Let $P= \frac{1}{4}\lambda^2_{|(0,2)^2}$ be the bivariate uniform distribution on $(0,2)^2$, where $\lambda$ denotes the Lebesgue measure.
Calculate the probability $P(A)$ of $A= \{(x,y) \in (0,2)^2 : y ≤ exp(-x)\}$.
How do I even approach this problem? I want to understand every little step.
I know that $P(A) = \int \mathbb{1}_A dP$. Is it possible to express this in the form of $\int \int \cdots dx dy$? Do I have to show that the two dimensions are independent?
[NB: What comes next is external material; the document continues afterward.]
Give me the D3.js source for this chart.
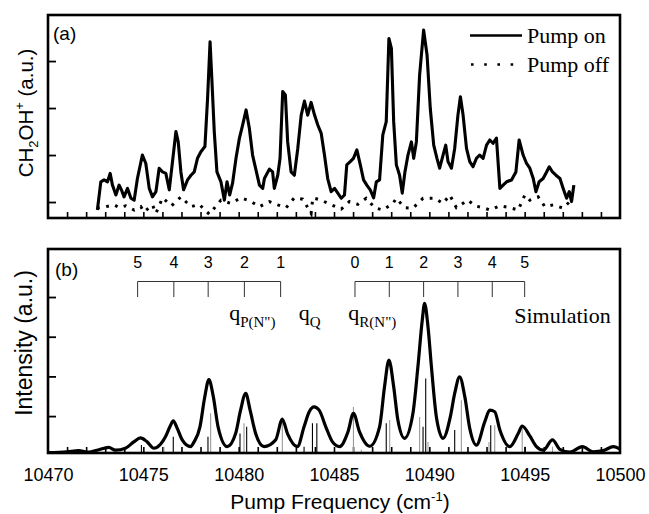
<!DOCTYPE html>
<html><head><meta charset="utf-8">
<script src="https://cdn.jsdelivr.net/npm/d3@7"></script>
<style>body{margin:0;background:#fff}svg{display:block}</style>
</head><body><svg id="c" width="649" height="514"></svg>
<script>
// ---------- DATA ----------
const xTickLabels = [10470,10475,10480,10485,10490,10495,10500];
const xMinorTicks = d3.range(10471,10500);
const yTopTicks = [0,1,2,3];
const yBotTicks = [1,2,3,4];

// experimental, pump on  [frequency, signal]
const pumpOn = [[10472.59,-0.17],[10472.77,0.43],[10472.94,0.47],[10473.12,0.43],[10473.26,0.61],[10473.38,0.36],[10473.56,0.15],[10473.73,0.36],[10473.85,0.26],[10473.99,0.11],[10474.17,0.29],[10474.35,0.08],[10474.52,0.04],[10474.69,0.50],[10474.95,1.00],[10475.13,0.82],[10475.31,0.29],[10475.48,0.11],[10475.66,0.22],[10475.83,0.72],[10476.01,0.64],[10476.18,0.61],[10476.36,0.26],[10476.53,0.86],[10476.71,1.50],[10476.83,1.28],[10476.97,0.64],[10477.11,0.26],[10477.32,0.47],[10477.50,0.57],[10477.67,0.64],[10477.84,0.93],[10478.02,1.07],[10478.23,1.18],[10478.37,2.21],[10478.50,3.41],[10478.60,2.56],[10478.72,1.50],[10478.86,0.64],[10479.07,0.43],[10479.25,0.04],[10479.39,0.43],[10479.53,0.15],[10479.68,0.40],[10479.86,0.93],[10480.04,1.36],[10480.21,1.64],[10480.39,1.96],[10480.56,1.57],[10480.73,1.00],[10480.91,0.68],[10481.09,0.36],[10481.26,0.29],[10481.35,0.50],[10481.61,0.70],[10481.78,0.64],[10481.87,0.29],[10482.05,0.57],[10482.17,0.93],[10482.31,2.35],[10482.45,2.28],[10482.57,1.28],[10482.75,0.64],[10482.92,0.57],[10483.10,1.14],[10483.28,1.85],[10483.45,2.15],[10483.62,1.85],[10483.80,2.12],[10483.98,1.85],[10484.15,1.64],[10484.33,1.46],[10484.50,1.00],[10484.67,0.50],[10484.85,0.22],[10485.03,0.29],[10485.20,0.19],[10485.38,0.08],[10485.55,0.15],[10485.67,0.79],[10485.85,0.86],[10486.02,0.93],[10486.20,1.11],[10486.38,0.79],[10486.55,0.47],[10486.72,0.36],[10486.90,0.26],[10487.08,0.09],[10487.22,0.43],[10487.39,0.47],[10487.56,1.43],[10487.74,1.71],[10487.88,3.48],[10488.01,3.27],[10488.13,1.71],[10488.27,0.79],[10488.44,0.57],[10488.58,0.19],[10488.72,0.64],[10488.88,1.00],[10489.06,1.28],[10489.18,0.93],[10489.32,1.28],[10489.49,2.70],[10489.70,3.66],[10489.88,3.13],[10490.05,1.99],[10490.23,1.21],[10490.40,0.93],[10490.54,0.72],[10490.72,1.00],[10490.86,1.21],[10490.98,0.86],[10491.16,0.72],[10491.33,1.14],[10491.50,1.85],[10491.63,2.24],[10491.77,1.85],[10491.95,1.14],[10492.12,0.86],[10492.29,0.75],[10492.47,0.93],[10492.64,1.00],[10492.82,0.93],[10493.00,1.21],[10493.17,1.32],[10493.34,1.25],[10493.52,1.36],[10493.70,0.29],[10493.87,0.36],[10494.05,0.43],[10494.31,0.47],[10494.54,0.64],[10494.71,1.32],[10494.92,1.00],[10495.10,0.82],[10495.27,0.72],[10495.45,0.50],[10495.59,0.22],[10495.76,0.43],[10495.97,0.50],[10496.15,0.64],[10496.29,0.75],[10496.46,0.64],[10496.64,0.57],[10496.85,0.50],[10497.02,0.29],[10497.20,0.08],[10497.34,0.22],[10497.46,0.01],[10497.58,0.36]];

// experimental, pump off
const pumpOff = [[10472.57,-0.13],[10473.03,-0.10],[10473.47,-0.06],[10473.73,-0.12],[10474.08,-0.08],[10474.52,-0.17],[10474.87,-0.10],[10475.04,-0.21],[10475.48,-0.06],[10475.66,-0.24],[10476.01,0.09],[10476.48,-0.08],[10476.97,0.11],[10477.50,-0.10],[10477.93,-0.05],[10478.46,-0.26],[10479.07,0.04],[10479.60,-0.03],[10480.12,0.09],[10480.65,0.01],[10481.09,-0.10],[10481.61,0.01],[10482.05,-0.06],[10482.49,-0.12],[10482.92,0.09],[10483.36,0.06],[10483.80,-0.24],[10483.89,0.09],[10484.33,0.04],[10484.85,-0.06],[10485.38,-0.15],[10485.81,0.01],[10486.25,-0.05],[10486.69,0.08],[10487.13,-0.12],[10487.56,-0.17],[10488.09,-0.03],[10488.27,0.08],[10488.70,-0.12],[10489.14,-0.13],[10489.67,0.08],[10490.28,0.08],[10490.72,-0.03],[10491.07,0.15],[10491.42,-0.12],[10492.03,0.04],[10492.38,-0.08],[10492.82,-0.12],[10493.17,-0.17],[10493.70,-0.08],[10494.22,-0.12],[10494.66,-0.17],[10495.01,0.15],[10495.27,0.04],[10495.71,0.11],[10496.06,-0.10],[10496.50,-0.06],[10497.02,-0.13],[10497.37,0.01]];

// simulated spectrum (envelope)
const simulation = [[10470.00,0.08],[10471.00,0.10],[10471.61,0.13],[10472.05,0.09],[10472.57,0.14],[10473.19,0.21],[10473.54,0.14],[10474.06,0.19],[10474.50,0.35],[10474.85,0.45],[10475.20,0.35],[10475.55,0.19],[10475.90,0.29],[10476.16,0.48],[10476.43,0.77],[10476.57,0.88],[10476.78,0.69],[10477.04,0.40],[10477.48,0.23],[10477.66,0.35],[10477.97,0.73],[10478.21,1.45],[10478.44,1.92],[10478.67,1.49],[10478.92,0.73],[10479.40,0.23],[10479.84,0.56],[10480.10,1.15],[10480.37,1.57],[10480.60,1.15],[10480.89,0.56],[10481.33,0.23],[10481.94,0.40],[10482.29,0.92],[10482.56,0.56],[10483.08,0.23],[10483.43,0.73],[10483.70,1.11],[10483.96,1.23],[10484.22,1.15],[10484.57,0.73],[10484.92,0.35],[10485.29,0.23],[10485.73,0.60],[10486.02,1.07],[10486.34,0.60],[10486.87,0.24],[10487.39,0.73],[10487.65,1.74],[10487.88,2.41],[10488.13,1.74],[10488.35,0.90],[10488.70,0.44],[10489.14,1.07],[10489.40,2.24],[10489.63,3.42],[10489.75,3.84],[10489.93,3.25],[10490.11,2.24],[10490.37,0.98],[10490.72,0.44],[10491.10,0.98],[10491.33,1.57],[10491.59,1.99],[10491.86,1.49],[10492.12,0.69],[10492.47,0.27],[10492.91,0.86],[10493.17,1.15],[10493.43,1.11],[10493.70,0.65],[10494.22,0.23],[10494.66,0.56],[10494.87,0.75],[10495.27,0.50],[10495.62,0.23],[10495.97,0.14],[10496.46,0.40],[10496.85,0.16],[10497.37,0.09],[10498.02,0.23],[10498.60,0.10],[10499.12,0.13],[10499.65,0.23],[10500.00,0.17]];

// stick spectrum
const sticksBlack = [[10474.90,0.27],[10476.57,0.48],[10478.39,0.48],[10480.07,0.56],[10480.42,0.73],[10483.43,0.23],[10483.87,0.82],[10484.10,0.82],[10487.74,0.82],[10489.67,0.73],[10489.81,1.95],[10491.33,0.65],[10493.22,0.77],[10495.01,0.23]];
const sticksGray = [[10476.08,0.23],[10478.53,1.07],[10480.28,0.82],[10482.29,0.98],[10486.02,1.23],[10486.43,0.15],[10487.92,0.90],[10489.49,0.98],[10489.93,0.35],[10491.68,1.40],[10493.13,0.35],[10493.43,0.77],[10494.87,0.73],[10496.46,0.23]];

// rotational assignment combs
const pBranchPos = [10474.7,10476.6,10478.4,10480.3,10482.2];
const pBranchLabels = ["5","4","3","2","1"];
const rBranchPos = [10486.1,10487.9,10489.7,10491.5,10493.3,10495.0];
const rBranchLabels = ["0","1","2","3","4","5"];

// ---------- CHART ----------
const svg = d3.select("#c");
const L = 48, R = 620;
const topP = {t:15, b:218}, botP = {t:249, b:453};
const x = d3.scaleLinear().domain([10470,10500]).range([L,R]);
const yTop = d3.scaleLinear().domain([-0.34,3.98]).range([topP.b, topP.t]);
const yBot = d3.scaleLinear().domain([0.07,5.21]).range([botP.b, botP.t]);
const sans = "'Liberation Sans', Arial, Helvetica, sans-serif";
const serif = "'Liberation Serif', 'Times New Roman', Times, serif";

function clip(id, p){
  svg.append("clipPath").attr("id", id).append("rect")
    .attr("x", L).attr("y", p.t).attr("width", R-L).attr("height", p.b-p.t);
}
clip("cTop", topP); clip("cBot", botP);

function ticks(p, yScale, yt){
  const g = svg.append("g").attr("transform", `translate(0,${p.b})`)
    .call(d3.axisBottom(x).tickValues(xMinorTicks).tickSize(-6).tickFormat(""));
  g.select(".domain").remove();
  g.selectAll("line").attr("stroke","#000").attr("stroke-width",1.6);
  const gy = svg.append("g").attr("transform", `translate(${L},0)`)
    .call(d3.axisLeft(yScale).tickValues(yt).tickSize(-8).tickFormat(""));
  gy.select(".domain").remove();
  gy.selectAll("line").attr("stroke","#000").attr("stroke-width",1.8);
}

// ----- top panel -----
ticks(topP, yTop, yTopTicks);
const lineTop = d3.line().x(d=>x(d[0])).y(d=>yTop(d[1]));
svg.append("path").datum(pumpOff).attr("clip-path","url(#cTop)")
  .attr("d", lineTop).attr("fill","none").attr("stroke","#000")
  .attr("stroke-width",3).attr("stroke-dasharray","2.8,6.5");
svg.append("path").datum(pumpOn).attr("clip-path","url(#cTop)")
  .attr("d", lineTop).attr("fill","none").attr("stroke","#000")
  .attr("stroke-width",3.1).attr("stroke-linejoin","round");
svg.append("rect").attr("x",L).attr("y",topP.t).attr("width",R-L).attr("height",topP.b-topP.t)
  .attr("fill","none").attr("stroke","#000").attr("stroke-width",2.6);

svg.append("text").attr("x",53).attr("y",40).attr("font-family",sans).attr("font-size",19).text("(a)");

// legend
svg.append("line").attr("x1",470).attr("x2",522).attr("y1",35.5).attr("y2",35.5)
  .attr("stroke","#000").attr("stroke-width",2.6);
svg.append("text").attr("x",527).attr("y",43).attr("font-family",serif).attr("font-size",22).text("Pump on");
svg.append("line").attr("x1",471).attr("x2",522).attr("y1",64.5).attr("y2",64.5)
  .attr("stroke","#000").attr("stroke-width",2.6).attr("stroke-dasharray","2.6,10.6");
svg.append("text").attr("x",527).attr("y",71.5).attr("font-family",serif).attr("font-size",22).text("Pump off");

// y title top
const tt = svg.append("text").attr("transform","translate(33,113) rotate(-90)")
  .attr("text-anchor","middle").attr("font-family",sans).attr("font-size",20.5);
tt.append("tspan").text("CH");
tt.append("tspan").attr("font-size",13).attr("dy",5).text("2");
tt.append("tspan").attr("dy",-5).text("OH");
tt.append("tspan").attr("font-size",13).attr("dy",-9).text("+");
tt.append("tspan").attr("dy",9).text(" (a.u.)");

// ----- bottom panel -----
ticks(botP, yBot, yBotTicks);
const gS = svg.append("g").attr("clip-path","url(#cBot)");
gS.selectAll("line.g").data(sticksGray).join("line").attr("class","g")
  .attr("x1",d=>x(d[0])).attr("x2",d=>x(d[0]))
  .attr("y1",yBot(0.07)).attr("y2",d=>yBot(d[1]))
  .attr("stroke","#9a9a9a").attr("stroke-width",1.1);
gS.selectAll("line.b").data(sticksBlack).join("line").attr("class","b")
  .attr("x1",d=>x(d[0])).attr("x2",d=>x(d[0]))
  .attr("y1",yBot(0.07)).attr("y2",d=>yBot(d[1]))
  .attr("stroke","#000").attr("stroke-width",1.1);
const lineBot = d3.line().x(d=>x(d[0])).y(d=>yBot(d[1])).curve(d3.curveMonotoneX);
svg.append("path").datum(simulation).attr("clip-path","url(#cBot)")
  .attr("d", lineBot).attr("fill","none").attr("stroke","#000")
  .attr("stroke-width",3.2).attr("stroke-linejoin","round");
svg.append("rect").attr("x",L).attr("y",botP.t).attr("width",R-L).attr("height",botP.b-botP.t)
  .attr("fill","none").attr("stroke","#000").attr("stroke-width",2.6);

svg.append("text").attr("x",55).attr("y",276).attr("font-family",sans).attr("font-size",19).text("(b)");

// combs
function comb(pos, labels){
  const yLine = 281.5, yEnd = yBot(4);
  const g = svg.append("g");
  g.append("line").attr("x1",x(pos[0])).attr("x2",x(pos[pos.length-1]))
    .attr("y1",yLine).attr("y2",yLine).attr("stroke","#333").attr("stroke-width",1);
  g.selectAll("line.t").data(pos).join("line").attr("class","t")
    .attr("x1",d=>x(d)).attr("x2",d=>x(d)).attr("y1",yLine).attr("y2",yEnd)
    .attr("stroke","#333").attr("stroke-width",1);
  g.selectAll("text").data(pos).join("text")
    .attr("x",d=>x(d)).attr("y",267.5).attr("text-anchor","middle")
    .attr("font-family",sans).attr("font-size",16).text((d,i)=>labels[i]);
}
comb(pBranchPos, pBranchLabels);
comb(rBranchPos, rBranchLabels);

function qLabel(f, sub){
  const t = svg.append("text").attr("x",x(f)).attr("y",320).attr("font-family",serif).attr("font-size",22);
  t.append("tspan").text("q");
  t.append("tspan").attr("font-size",15).attr("dy",7).text(sub);
}
qLabel(10479.5, "P(N\")");
qLabel(10483.15, "Q");
qLabel(10485.75, "R(N\")");
svg.append("text").attr("x",x(10494.45)).attr("y",323).attr("font-family",serif).attr("font-size",22).text("Simulation");

// x tick labels
const gx = svg.append("g").attr("transform",`translate(0,${botP.b})`)
  .call(d3.axisBottom(x).tickValues(xTickLabels).tickSize(0).tickFormat(d3.format("d")));
gx.select(".domain").remove();
gx.selectAll("text").attr("y",27.5).attr("dy",null).attr("font-family",sans).attr("font-size",18).attr("fill","#000");

// x title
const xt = svg.append("text").attr("x",340).attr("y",509).attr("text-anchor","middle")
  .attr("font-family",sans).attr("font-size",21);
xt.append("tspan").text("Pump Frequency (cm");
xt.append("tspan").attr("font-size",13).attr("dy",-8).text("-1");
xt.append("tspan").attr("dy",8).text(")");

// y title bottom
svg.append("text").attr("transform","translate(32,343) rotate(-90)")
  .attr("text-anchor","middle").attr("font-family",sans).attr("font-size",23).text("Intensity (a.u.)");
</script>
</body></html>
Do I have to use Fubini's theorem?
Approach:
$\int \mathbb{1}_A d\left(\frac{1}{4}\lambda^2_{|(0,2)^2}\right) = \int \mathbb{1}_{(0,exp(-x)) \times (0,x)} (x,y) \ d\left(\frac{1}{4}\lambda^2_{|(0,2)^2}\right) = \int_0^1 \int_0^{exp(-x)} y \cdot x \ dy \ dx$
Am I allowed to write it like this?
You note correctly that $P(A) = E[1_{A}] = \int_{\mathbb{R^2}}1_{A}dP$. To evaluate this integral we first compute $dP = \frac{1}{2}\lambda d\lambda$ (check out Radon-Nikodym) and finally $$\int_{\mathbb{R^2}}1_{A}dP = \frac{1}{2}\int_0^2x\int_0^21_{y\leq e^{-x}}ydydx = \frac{1}{4}\int_0^2xe^{-2x}dx = \frac{1}{4}(\frac{1}{4}-\frac{5}{4}e^{-4})$$ To justify this you can use an "easier" version of Fubini's theorem, namely Tonelli's theorem, which holds for non-negative functions.